Source code of charts
++++++
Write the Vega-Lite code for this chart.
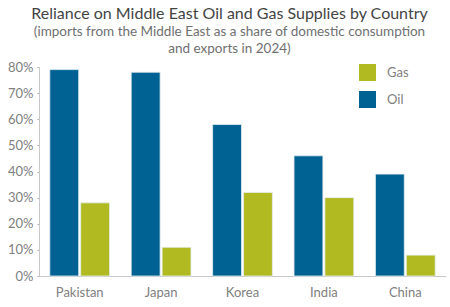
{
  "$schema": "https://vega.github.io/schema/vega-lite/v6.json",
  "width": 407,
  "height": 209,
  "autosize": {"type": "none"},
  "padding": {"left": 39, "top": 67, "right": 4, "bottom": 31},
  "background": "white",
  "title": {
    "text": "Reliance on Middle East Oil and Gas Supplies by Country",
    "subtitle": ["(imports from the Middle East as a share of domestic consumption", "and exports in 2024)"],
    "anchor": "middle",
    "dx": -13,
    "offset": 6,
    "font": "Lato",
    "fontSize": 16,
    "fontWeight": "normal",
    "color": "#444444",
    "subtitleFont": "Lato",
    "subtitleFontSize": 13.5,
    "subtitleColor": "#707070",
    "subtitlePadding": 3,
    "subtitleLineHeight": 17
  },
  "data": {
    "values": [
      {"country": "Pakistan", "fuel": "Oil", "share": 0.79},
      {"country": "Pakistan", "fuel": "Gas", "share": 0.28},
      {"country": "Japan", "fuel": "Oil", "share": 0.78},
      {"country": "Japan", "fuel": "Gas", "share": 0.11},
      {"country": "Korea", "fuel": "Oil", "share": 0.58},
      {"country": "Korea", "fuel": "Gas", "share": 0.32},
      {"country": "India", "fuel": "Oil", "share": 0.46},
      {"country": "India", "fuel": "Gas", "share": 0.30},
      {"country": "China", "fuel": "Oil", "share": 0.39},
      {"country": "China", "fuel": "Gas", "share": 0.08}
    ]
  },
  "mark": {"type": "bar", "stroke": "#e6eef3", "strokeWidth": 0.8},
  "encoding": {
    "x": {
      "field": "country",
      "type": "nominal",
      "sort": ["Pakistan", "Japan", "Korea", "India", "China"],
      "scale": {"paddingInner": 0, "paddingOuter": 0},
      "axis": {
        "title": null,
        "labelAngle": 0,
        "labelFont": "Lato",
        "labelFontSize": 13,
        "labelColor": "#808080",
        "labelPadding": 10,
        "ticks": false,
        "domainColor": "#c8c8c8",
        "domainWidth": 1
      }
    },
    "xOffset": {
      "field": "fuel",
      "type": "nominal",
      "sort": ["Oil", "Gas"],
      "scale": {"paddingInner": 0.065, "paddingOuter": 0.35}
    },
    "y": {
      "field": "share",
      "type": "quantitative",
      "scale": {"domain": [0, 0.8], "nice": false},
      "axis": {
        "title": null,
        "format": ".0%",
        "values": [0, 0.1, 0.2, 0.3, 0.4, 0.5, 0.6, 0.7, 0.8],
        "labelOverlap": false,
        "grid": false,
        "labelFont": "Lato",
        "labelFontSize": 13,
        "labelColor": "#808080",
        "labelPadding": 4,
        "tickSize": 2,
        "tickColor": "#b0b0b0",
        "domainColor": "#c8c8c8",
        "domainWidth": 1
      }
    },
    "color": {
      "field": "fuel",
      "type": "nominal",
      "scale": {"domain": ["Gas", "Oil"], "range": ["#b1bb21", "#006292"]},
      "legend": {
        "title": null,
        "orient": "none",
        "legendX": 320,
        "legendY": -3,
        "symbolType": "square",
        "symbolSize": 289,
        "symbolStrokeWidth": 0,
        "symbolOpacity": 1,
        "rowPadding": 10,
        "labelOffset": 11,
        "labelFont": "Lato",
        "labelFontSize": 13,
        "labelColor": "#808080"
      }
    }
  },
  "config": {"view": {"stroke": null}}
}
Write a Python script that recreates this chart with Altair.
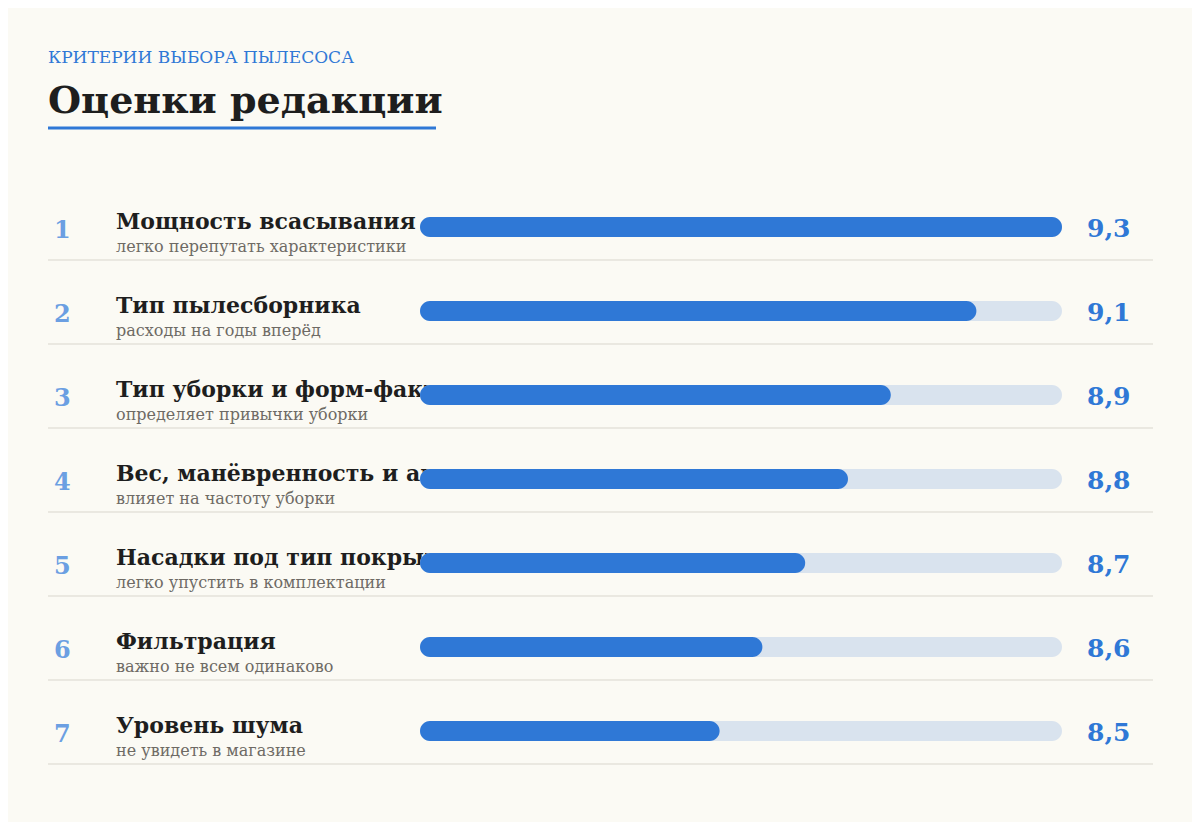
import altair as alt
import pandas as pd

ranks = [1, 2, 3, 4, 5, 6, 7]
labels = [
    "Мощность всасывания",
    "Тип пылесборника",
    "Тип уборки и форм-фактор",
    "Вес, манёвренность и автономность",
    "Насадки под тип покрытия",
    "Фильтрация",
    "Уровень шума",
]
notes = [
    "легко перепутать характеристики",
    "расходы на годы вперёд",
    "определяет привычки уборки",
    "влияет на частоту уборки",
    "легко упустить в комплектации",
    "важно не всем одинаково",
    "не увидеть в магазине",
]
scores = [9.3, 9.1, 8.9, 8.8, 8.7, 8.6, 8.5]
score_text = ["9,3", "9,1", "8,9", "8,8", "8,7", "8,6", "8,5"]

kicker = "КРИТЕРИИ ВЫБОРА ПЫЛЕСОСА"
headline = "Оценки редакции"

df = pd.DataFrame({
    "rank": ranks,
    "label": labels,
    "note": notes,
    "score": scores,
    "score_text": score_text,
})

SERIF = "Georgia, 'DejaVu Serif', 'Liberation Serif', serif"
BLUE = "#2f78d6"
LIGHT_BLUE = "#6b9fe2"
TRACK = "#d9e3ee"
BG = "#fbfaf4"

xscale = alt.Scale(domain=[7.8, 9.3], range=[412, 1054], padding=0, nice=False)
yscale = alt.Scale(domain=[1, 7], range=[219, 723], padding=0, nice=False)
Y = alt.Y("rank:Q", scale=yscale, axis=None)

base = alt.Chart(df)

sep = base.mark_rule(color="#d9d6cd", strokeWidth=1, yOffset=33).encode(
    y=Y, x=alt.value(40), x2=alt.value(1145)
)

rank_txt = base.mark_text(
    font=SERIF, fontSize=24, fontWeight="bold", color=LIGHT_BLUE, align="left",
    baseline="middle", dy=4
).encode(y=Y, x=alt.value(46), text="rank:N")

label_txt = base.mark_text(
    font=SERIF, fontSize=22, fontWeight="bold", color="#1e1e1e", align="left",
    baseline="alphabetic", dy=2
).encode(y=Y, x=alt.value(108), text="label:N")

note_txt = base.mark_text(
    font=SERIF, fontSize=16, color="#6e6a64", align="left", baseline="alphabetic", dy=25
).encode(y=Y, x=alt.value(108), text="note:N")

track = base.mark_bar(height=20, cornerRadius=10, color=TRACK).encode(
    y=Y, x=alt.X(datum=7.8, scale=xscale, axis=None), x2=alt.datum(9.3)
)

fill = base.mark_bar(height=20, cornerRadius=10, color=BLUE).encode(
    y=Y, x=alt.X("score:Q", scale=xscale, axis=None), x2=alt.datum(7.8)
)

val_txt = base.mark_text(
    font=SERIF, fontSize=25, fontWeight="bold", color=BLUE, align="left",
    baseline="middle", dy=2
).encode(y=Y, x=alt.value(1079), text="score_text:N")

head_df = pd.DataFrame({"kicker": [kicker], "headline": [headline]})
hbase = alt.Chart(head_df)

kicker_txt = hbase.mark_text(
    font=SERIF, fontSize=17, color=BLUE, align="left", baseline="alphabetic"
).encode(x=alt.value(40), y=alt.value(55), text="kicker:N")

headline_txt = hbase.mark_text(
    font=SERIF, fontSize=38, fontWeight="bold", color="#1e1e1e", align="left",
    baseline="alphabetic"
).encode(x=alt.value(40), y=alt.value(105), text="headline:N")

underline = hbase.mark_rule(color=BLUE, strokeWidth=3).encode(
    x=alt.value(40), x2=alt.value(428), y=alt.value(120)
)

chart = alt.layer(
    sep, rank_txt, label_txt, note_txt, track, fill, val_txt,
    kicker_txt, headline_txt, underline
).properties(
    width=1184, height=814,
    autosize=alt.AutoSizeParams(type="none"),
    padding=0,
    background=BG,
).configure_view(stroke=None)

chart.save("out.html", embed_options={"renderer": "svg", "actions": False})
++++++
DIRECTIONS: Pictures are excluded; copy all other data exactly as shown.

ANSWER BELOW:
Write the Vega-Lite code for this chart.
{
  "$schema": "https://vega.github.io/schema/vega-lite/v6.json",
  "width": 407,
  "height": 209,
  "autosize": {"type": "none"},
  "padding": {"left": 39, "top": 67, "right": 4, "bottom": 31},
  "background": "white",
  "title": {
    "text": "Reliance on Middle East Oil and Gas Supplies by Country",
    "subtitle": ["(imports from the Middle East as a share of domestic consumption", "and exports in 2024)"],
    "anchor": "middle",
    "dx": -13,
    "offset": 6,
    "font": "Lato",
    "fontSize": 16,
    "fontWeight": "normal",
    "color": "#444444",
    "subtitleFont": "Lato",
    "subtitleFontSize": 13.5,
    "subtitleColor": "#707070",
    "subtitlePadding": 3,
    "subtitleLineHeight": 17
  },
  "data": {
    "values": [
      {"country": "Pakistan", "fuel": "Oil", "share": 0.79},
      {"country": "Pakistan", "fuel": "Gas", "share": 0.28},
      {"country": "Japan", "fuel": "Oil", "share": 0.78},
      {"country": "Japan", "fuel": "Gas", "share": 0.11},
      {"country": "Korea", "fuel": "Oil", "share": 0.58},
      {"country": "Korea", "fuel": "Gas", "share": 0.32},
      {"country": "India", "fuel": "Oil", "share": 0.46},
      {"country": "India", "fuel": "Gas", "share": 0.30},
      {"country": "China", "fuel": "Oil", "share": 0.39},
      {"country": "China", "fuel": "Gas", "share": 0.08}
    ]
  },
  "mark": {"type": "bar", "stroke": "#e6eef3", "strokeWidth": 0.8},
  "encoding": {
    "x": {
      "field": "country",
      "type": "nominal",
      "sort": ["Pakistan", "Japan", "Korea", "India", "China"],
      "scale": {"paddingInner": 0, "paddingOuter": 0},
      "axis": {
        "title": null,
        "labelAngle": 0,
        "labelFont": "Lato",
        "labelFontSize": 13,
        "labelColor": "#808080",
        "labelPadding": 10,
        "ticks": false,
        "domainColor": "#c8c8c8",
        "domainWidth": 1
      }
    },
    "xOffset": {
      "field": "fuel",
      "type": "nominal",
      "sort": ["Oil", "Gas"],
      "scale": {"paddingInner": 0.065, "paddingOuter": 0.35}
    },
    "y": {
      "field": "share",
      "type": "quantitative",
      "scale": {"domain": [0, 0.8], "nice": false},
      "axis": {
        "title": null,
        "format": ".0%",
        "values": [0, 0.1, 0.2, 0.3, 0.4, 0.5, 0.6, 0.7, 0.8],
        "labelOverlap": false,
        "grid": false,
        "labelFont": "Lato",
        "labelFontSize": 13,
        "labelColor": "#808080",
        "labelPadding": 4,
        "tickSize": 2,
        "tickColor": "#b0b0b0",
        "domainColor": "#c8c8c8",
        "domainWidth": 1
      }
    },
    "color": {
      "field": "fuel",
      "type": "nominal",
      "scale": {"domain": ["Gas", "Oil"], "range": ["#b1bb21", "#006292"]},
      "legend": {
        "title": null,
        "orient": "none",
        "legendX": 320,
        "legendY": -3,
        "symbolType": "square",
        "symbolSize": 289,
        "symbolStrokeWidth": 0,
        "symbolOpacity": 1,
        "rowPadding": 10,
        "labelOffset": 11,
        "labelFont": "Lato",
        "labelFontSize": 13,
        "labelColor": "#808080"
      }
    }
  },
  "config": {"view": {"stroke": null}}
}
Write a Python script that recreates this chart with Altair.
import altair as alt
import pandas as pd

ranks = [1, 2, 3, 4, 5, 6, 7]
labels = [
    "Мощность всасывания",
    "Тип пылесборника",
    "Тип уборки и форм-фактор",
    "Вес, манёвренность и автономность",
    "Насадки под тип покрытия",
    "Фильтрация",
    "Уровень шума",
]
notes = [
    "легко перепутать характеристики",
    "расходы на годы вперёд",
    "определяет привычки уборки",
    "влияет на частоту уборки",
    "легко упустить в комплектации",
    "важно не всем одинаково",
    "не увидеть в магазине",
]
scores = [9.3, 9.1, 8.9, 8.8, 8.7, 8.6, 8.5]
score_text = ["9,3", "9,1", "8,9", "8,8", "8,7", "8,6", "8,5"]

kicker = "КРИТЕРИИ ВЫБОРА ПЫЛЕСОСА"
headline = "Оценки редакции"

df = pd.DataFrame({
    "rank": ranks,
    "label": labels,
    "note": notes,
    "score": scores,
    "score_text": score_text,
})

SERIF = "Georgia, 'DejaVu Serif', 'Liberation Serif', serif"
BLUE = "#2f78d6"
LIGHT_BLUE = "#6b9fe2"
TRACK = "#d9e3ee"
BG = "#fbfaf4"

xscale = alt.Scale(domain=[7.8, 9.3], range=[412, 1054], padding=0, nice=False)
yscale = alt.Scale(domain=[1, 7], range=[219, 723], padding=0, nice=False)
Y = alt.Y("rank:Q", scale=yscale, axis=None)

base = alt.Chart(df)

sep = base.mark_rule(color="#d9d6cd", strokeWidth=1, yOffset=33).encode(
    y=Y, x=alt.value(40), x2=alt.value(1145)
)

rank_txt = base.mark_text(
    font=SERIF, fontSize=24, fontWeight="bold", color=LIGHT_BLUE, align="left",
    baseline="middle", dy=4
).encode(y=Y, x=alt.value(46), text="rank:N")

label_txt = base.mark_text(
    font=SERIF, fontSize=22, fontWeight="bold", color="#1e1e1e", align="left",
    baseline="alphabetic", dy=2
).encode(y=Y, x=alt.value(108), text="label:N")

note_txt = base.mark_text(
    font=SERIF, fontSize=16, color="#6e6a64", align="left", baseline="alphabetic", dy=25
).encode(y=Y, x=alt.value(108), text="note:N")

track = base.mark_bar(height=20, cornerRadius=10, color=TRACK).encode(
    y=Y, x=alt.X(datum=7.8, scale=xscale, axis=None), x2=alt.datum(9.3)
)

fill = base.mark_bar(height=20, cornerRadius=10, color=BLUE).encode(
    y=Y, x=alt.X("score:Q", scale=xscale, axis=None), x2=alt.datum(7.8)
)

val_txt = base.mark_text(
    font=SERIF, fontSize=25, fontWeight="bold", color=BLUE, align="left",
    baseline="middle", dy=2
).encode(y=Y, x=alt.value(1079), text="score_text:N")

head_df = pd.DataFrame({"kicker": [kicker], "headline": [headline]})
hbase = alt.Chart(head_df)

kicker_txt = hbase.mark_text(
    font=SERIF, fontSize=17, color=BLUE, align="left", baseline="alphabetic"
).encode(x=alt.value(40), y=alt.value(55), text="kicker:N")

headline_txt = hbase.mark_text(
    font=SERIF, fontSize=38, fontWeight="bold", color="#1e1e1e", align="left",
    baseline="alphabetic"
).encode(x=alt.value(40), y=alt.value(105), text="headline:N")

underline = hbase.mark_rule(color=BLUE, strokeWidth=3).encode(
    x=alt.value(40), x2=alt.value(428), y=alt.value(120)
)

chart = alt.layer(
    sep, rank_txt, label_txt, note_txt, track, fill, val_txt,
    kicker_txt, headline_txt, underline
).properties(
    width=1184, height=814,
    autosize=alt.AutoSizeParams(type="none"),
    padding=0,
    background=BG,
).configure_view(stroke=None)

chart.save("out.html", embed_options={"renderer": "svg", "actions": False})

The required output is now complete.